The past week saw Shah Rukh Khan being dragged into the eye of a storm as he has been many times before in recent years. It started off as Shah Rukh’s personal opinion on intolerance in the country but fire-balled into a controversy with the the usual coterie of politicians shamelessly questioning his loyalty towards India.
Although there was support pouring in for the most loved Khan of Bollywood, the issue spiraled out of control with the Shiv Sena ironically criticising the statements made by BJP MLAs against SRK.
As the controversy led to security being beefed up outside Khan’s residence, Barkha Dutt decided to express her concern about the entire episode by writing a heartfelt open letter to King Khan.
In the letter published in Hindustan Times , Dutt starts off by mentioning how this wasn’t the first time Shah Rukh got into trouble for honestly responding to her questions. She also described how some “right-wing ideologues pulled her up for asking questions that revealed ‘ signs of my own twisted and communal mind.’
Dutt remembered previous occasions when Khan had opened up to her and had spoken with candour while pointing out that he handles questions from media with self- depreciating wit.
Dutt also mentioned the turmoil that erupted when SRK got into a scuffle at Wankhede Stadium, which he later regretted. Khan had later told her that the official in the stadium had whispered a communal slur to him and that was just one of many instances when he was targeted for his religious identity.
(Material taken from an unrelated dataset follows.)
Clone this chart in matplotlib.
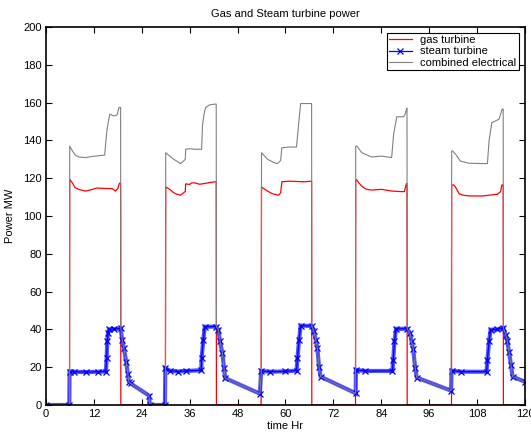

Coming to the present controversy Dutt went on to say, “Now, here we are again, in 2015, where you prophetically said in my interview, ‘ To all those, telling me to go to Pakistan, this is my country, I am not going anywhere. So shut up, just shut up. But they didn’t, did they? When you said, “Our religion cannot be defined or showed respect to by our meat-eating habits. How banal and silly is that,’ I wanted to jump up and applaud. In your matter-of-fact way you had sealed the mindless, yet dangerous debate over beef politics that has ravaged India in these past few months. You spoke on everything from the fight at the film institute (you back the students) to those returning awards (not your preferred way of protest, but you find them brave). And despite what the Sena threatened you with in 2010, you reiterated your support for creative people from Pakistan to be given space in our films.”
Dutt wrote that she was disgusted with the way Shah Rukh Khan was being told that his popularity despite being a ‘Khan’ is proof of India’s secularism.